The FLN and the disturbing actions of its members are portrayed in a very positive light. Naturally, depending on one's political orientation, today the FLN members could be seen either as freedom fighters or terrorists. During the 1960s, the popular notion was that the FLN members were freedom fighters.
Ultimately, Pontecorvo's film feels just as relevant today - with the conflicts in the Palestinian territories, Afghanistan, and Iraq looking disturbingly similar to the one chronicled in the film - as it was some forty-five years ago. All of the knowledge channeled through it reflects what we have come to know about contemporary organized terrorism. Only the definitions and labels we use are different, as political correctness dictates they should be.
Note: In 1967, The Battle of Algiers was nominated for Oscar for Best Foreign Language Film (Italy). Two years later, it was again nominated for Oscar awards for Best Director (Gillo Pontecorvo) and Best Writing, Story and Screenplay - Written Directly for the Screen (Franco Solinas and Gillo Pontecorvo).
The Battle of Algiers Blu-ray, Video Quality
Presented in its original aspect ratio of 1.85:1, encoded with MPEG-4 AVC and granted a 1080p transfer, Gillo Pontecorvo's The Battle of Algiers arrives on Blu-ray courtesy of British distributors Argent Films.

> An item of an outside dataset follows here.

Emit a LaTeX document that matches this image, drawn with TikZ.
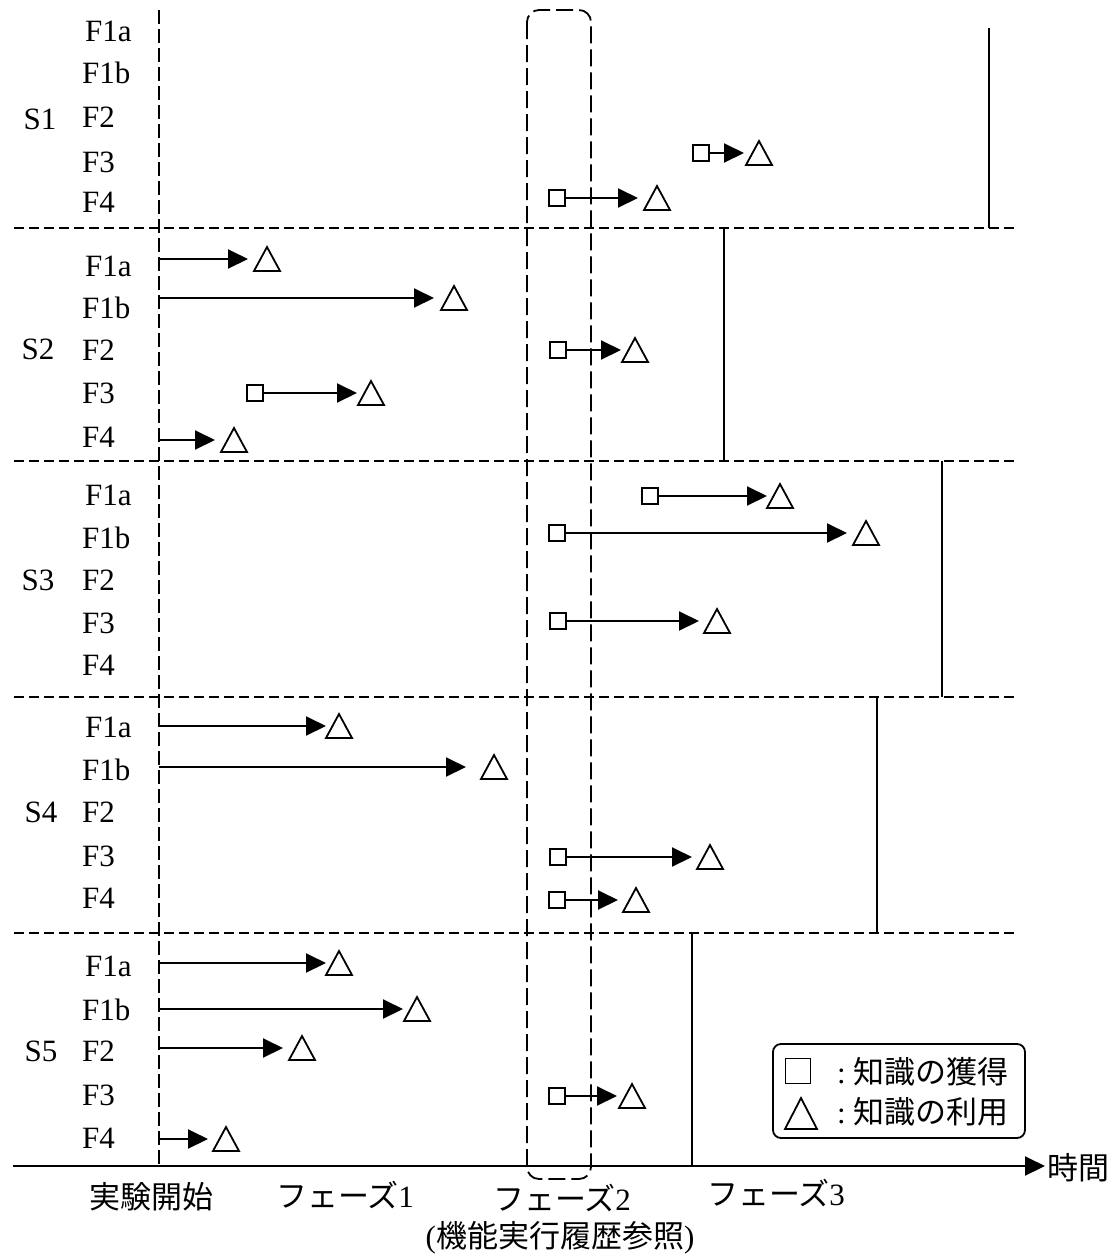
\documentclass[tikz,border=0pt]{standalone}
\usepackage{fontspec}
\setmainfont{Liberation Serif}
\newfontfamily\jp{Noto Sans CJK JP}
\usetikzlibrary{arrows.meta,shapes.geometric}
\begin{document}
\begin{tikzpicture}[x=1pt,y=-1pt,
  font=\fontsize{31pt}{36pt}\selectfont,
  sep/.style={line width=1.8pt, dash pattern=on 10pt off 5pt},
  startline/.style={line width=1.8pt, dash pattern=on 14pt off 5pt},
  phasebox/.style={line width=1.8pt, dash pattern=on 17pt off 6pt, rounded corners=12pt},
  phaseline/.style={line width=2pt},
  arr/.style={line width=2pt, -{Triangle[length=20pt,width=19pt]}},
  acq/.style={draw, line width=1.8pt, rectangle, minimum size=16pt, inner sep=0pt, outer sep=0pt, fill=white},
  use/.style={draw, line width=1.8pt, isosceles triangle, isosceles triangle stretches,
    shape border rotate=90, minimum width=26pt, minimum height=24pt, inner sep=0pt, outer sep=0pt, anchor=apex},
  flabel/.style={anchor=west, inner sep=0pt, text height=20.5pt, text depth=0pt},
  slabel/.style={anchor=center, inner sep=0pt, text height=20.5pt, text depth=0pt},
  jlabel/.style={anchor=center, inner sep=0pt},
]
\useasboundingbox (0,0) rectangle (1115,1256);

% separators and structure
\draw[sep] (14,228) -- (1015,228);
\draw[sep] (14,461) -- (1015,461);
\draw[sep] (14,697) -- (1015,697);
\draw[sep] (14,933) -- (1015,933);
\draw[startline] (159,10) -- (159,1166);
\draw[phasebox] (527,10) rectangle (591,1179);
\draw[phaseline] (989,28) -- (989,228);
\draw[phaseline] (724,228) -- (724,461);
\draw[phaseline] (942,461) -- (942,697);
\draw[phaseline] (877,697) -- (877,933);
\draw[phaseline] (692,933) -- (692,1166);

% time axis
\coordinate (axL) at (13,1166);
\node[anchor=west, inner sep=0pt] (time) at (1047,1168) {\jp 時間};
\draw[arr] (axL) -- ([xshift=-2pt]time.west |- axL);

% bottom labels
\node[jlabel] (start) at (151,1197) {\jp 実験開始};
\node[jlabel] (ph1) at (345,1195) {{\jp フェーズ}1};
\node[jlabel] (ph2) at (562,1198) {{\jp フェーズ}2};
\node[jlabel] (ph3) at (776,1193) {{\jp フェーズ}3};
\node[jlabel] (ph2note) at (560,1238) {({\jp 機能実行履歴参照})};

% row labels
\node[slabel] (S1) at (40,119) {S1};
\node[flabel] (S1a) at (85,31) {F1a};
\node[flabel] (S1b) at (82,73) {F1b};
\node[flabel] (S1c) at (82,117) {F2};
\node[flabel] (S1d) at (82,162) {F3};
\node[flabel] (S1e) at (82,202) {F4};

\node[slabel] (S2) at (38,349) {S2};
\node[flabel] (S2a) at (85,266) {F1a};
\node[flabel] (S2b) at (82,308) {F1b};
\node[flabel] (S2c) at (82,350) {F2};
\node[flabel] (S2d) at (82,393) {F3};
\node[flabel] (S2e) at (82,437) {F4};

\node[slabel] (S3) at (38,580) {S3};
\node[flabel] (S3a) at (85,495) {F1a};
\node[flabel] (S3b) at (82,538) {F1b};
\node[flabel] (S3c) at (82,580) {F2};
\node[flabel] (S3d) at (82,623) {F3};
\node[flabel] (S3e) at (82,665) {F4};

\node[slabel] (S4) at (41,812) {S4};
\node[flabel] (S4a) at (85,727) {F1a};
\node[flabel] (S4b) at (82,770) {F1b};
\node[flabel] (S4c) at (82,812) {F2};
\node[flabel] (S4d) at (82,856) {F3};
\node[flabel] (S4e) at (82,898) {F4};

\node[slabel] (S5) at (41,1051) {S5};
\node[flabel] (S5a) at (85,966) {F1a};
\node[flabel] (S5b) at (82,1010) {F1b};
\node[flabel] (S5c) at (82,1051) {F2};
\node[flabel] (S5d) at (82,1095) {F3};
\node[flabel] (S5e) at (82,1138) {F4};

% S1
\node[acq] (a14) at (701,153) {}; \coordinate (e14) at (744,153);
\draw[arr] (a14) -- (e14); \node[use] (u14) at (759,141) {};
\node[acq] (a15) at (557,198) {}; \coordinate (e15) at (638,198);
\draw[arr] (a15) -- (e15); \node[use] (u15) at (657,186) {};

% S2
\coordinate (b21) at (159,259); \coordinate (e21) at (248,259);
\draw[arr] (b21) -- (e21); \node[use] (u21) at (267,247) {};
\coordinate (b22) at (159,298); \coordinate (e22) at (434,298);
\draw[arr] (b22) -- (e22); \node[use] (u22) at (454,286) {};
\node[acq] (a23) at (558,350) {}; \coordinate (e23) at (621,350);
\draw[arr] (a23) -- (e23); \node[use] (u23) at (635,338) {};
\node[acq] (a24) at (255,393) {}; \coordinate (e24) at (357,393);
\draw[arr] (a24) -- (e24); \node[use] (u24) at (371,381) {};
\coordinate (b25) at (159,440); \coordinate (e25) at (215,440);
\draw[arr] (b25) -- (e25); \node[use] (u25) at (234,428) {};

% S3
\node[acq] (a31) at (650,496) {}; \coordinate (e31) at (767,496);
\draw[arr] (a31) -- (e31); \node[use] (u31) at (780,484) {};
\node[acq] (a32) at (557,533) {}; \coordinate (e32) at (847,533);
\draw[arr] (a32) -- (e32); \node[use] (u32) at (866,521) {};
\node[acq] (a34) at (558,621) {}; \coordinate (e34) at (699,621);
\draw[arr] (a34) -- (e34); \node[use] (u34) at (717,609) {};

% S4
\coordinate (b41) at (159,726); \coordinate (e41) at (326,726);
\draw[arr] (b41) -- (e41); \node[use] (u41) at (339,714) {};
\coordinate (b42) at (159,767); \coordinate (e42) at (466,767);
\draw[arr] (b42) -- (e42); \node[use] (u42) at (494,755) {};
\node[acq] (a44) at (558,857) {}; \coordinate (e44) at (692,857);
\draw[arr] (a44) -- (e44); \node[use] (u44) at (710,845) {};
\node[acq] (a45) at (557,900) {}; \coordinate (e45) at (618,900);
\draw[arr] (a45) -- (e45); \node[use] (u45) at (636,888) {};

% S5
\coordinate (b51) at (159,963); \coordinate (e51) at (326,963);
\draw[arr] (b51) -- (e51); \node[use] (u51) at (339,951) {};
\coordinate (b52) at (159,1009); \coordinate (e52) at (403,1009);
\draw[arr] (b52) -- (e52); \node[use] (u52) at (417,997) {};
\coordinate (b53) at (159,1048); \coordinate (e53) at (283,1048);
\draw[arr] (b53) -- (e53); \node[use] (u53) at (302,1036) {};
\node[acq] (a54) at (557,1096) {}; \coordinate (e54) at (617,1096);
\draw[arr] (a54) -- (e54); \node[use] (u54) at (632,1084) {};
\coordinate (b55) at (159,1139); \coordinate (e55) at (208,1139);
\draw[arr] (b55) -- (e55); \node[use] (u55) at (226,1127) {};

% legend
\draw[line width=1.8pt, rounded corners=8pt] (773,1044) rectangle (1025,1138);
\node[acq, minimum size=25pt] (legsq) at (798,1071) {};
\node[use, minimum width=32pt, minimum height=31pt] (legtri) at (801,1098) {};
\node[anchor=west, inner sep=0pt] (legacq) at (837,1072) {:\hspace{8pt}{\jp 知識の獲得}};
\node[anchor=west, inner sep=0pt] (leguse) at (837,1112) {:\hspace{8pt}{\jp 知識の利用}};
\end{tikzpicture}
\end{document}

The high-definition transfer uses the same recent restoration of The Battle of Algiers Criterion had access to when they prepared their Blu-ray release for the U.S. market. Unsurprisingly, the basics are virtually identical - detail and clarity are excellent, especially during the nighttime sequences, while contrast levels remain stable. The overwhelming majority of the close-ups convey very pleasing depth, while the panoramic vistas look notably crisp (see screencapture #14). Though there are some minor fluctuations, clearly inherited from the original elements, color reproduction is also convincing. The blacks and grays, in particular, have benefited greatly from the transition to 1080p. Edge-enhancement is never a serious issue of concern. There are no traces of problematic degraining corrections either. Finally, there are no serious stability issues to report in this review. To sum it all up, this is a competent and much needed Region-B English-friendly release of Gillo Pontecorvo's timeless film that should not be missed by serious film aficionados. (Note: This Blu-ray disc has been locked for Regions B and C. Therefore, you must have a native Region-B, Region-C or Region-Free PS3 or SA in order to access its content).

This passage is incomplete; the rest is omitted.